Internet users in Japan are going ga-ga over DOCSIS 3.0, according to Liberty Global chief technology officer Balan Nair.
J:Com, Japan's biggest MSO with 3.2 million video subscribers, launched 160-Mbps download service at the end of 2007. Since then, it has signed up 100,000 customers for the DOCSIS 3.0-delivered service, and 28% of new subscribers are opting for the 160-Mbps service, Nair said.
"It's been very popular," said Nair (left). Overall, J:Com counts about 1.5 million high-speed Internet customers.
For Japanese consumers, having the absolute fastest service is as much a status symbol as anything else, he added. "We haven't seen a huge spike in usage... it's not like people are downloading five times as much video from YouTube."
John Malone's Liberty Global owns about 38% of J:Com, and has interests in cable operators in Australia, Europe and South America.
The J:Com service, which offers 10-Mbps uploads, is priced at 6,000 yen per month (about $65). The service is intended to counter NTT's fiber-to-the-home service, which tops out at 120 Mbps. "DOCSIS 3.0 has given us pricing power back," Nair said.
About one-third of J:Com's new DOCSIS 3.0 subscribers are former NTT customers, Nair estimates.
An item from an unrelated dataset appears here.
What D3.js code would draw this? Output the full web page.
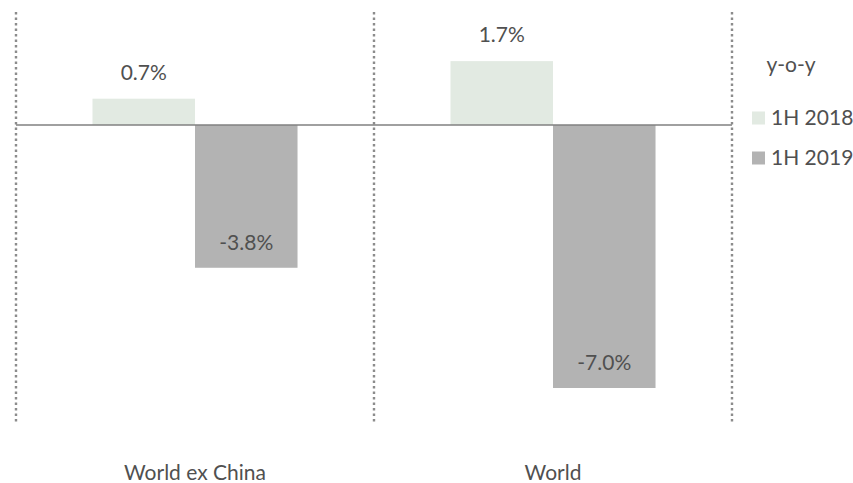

The MSO uses DOCSIS 3.0 equipment supplied by Motorola and Arris.
Nair, who is based in Denver, oversees global network and technology operations spanning four continents and more than 30 million homes.
Prior to joining Liberty Global in July 2007, Nair was AOL's chief technology strategist and had spent 12 years at Qwest Communications International, most recently as chief information officer.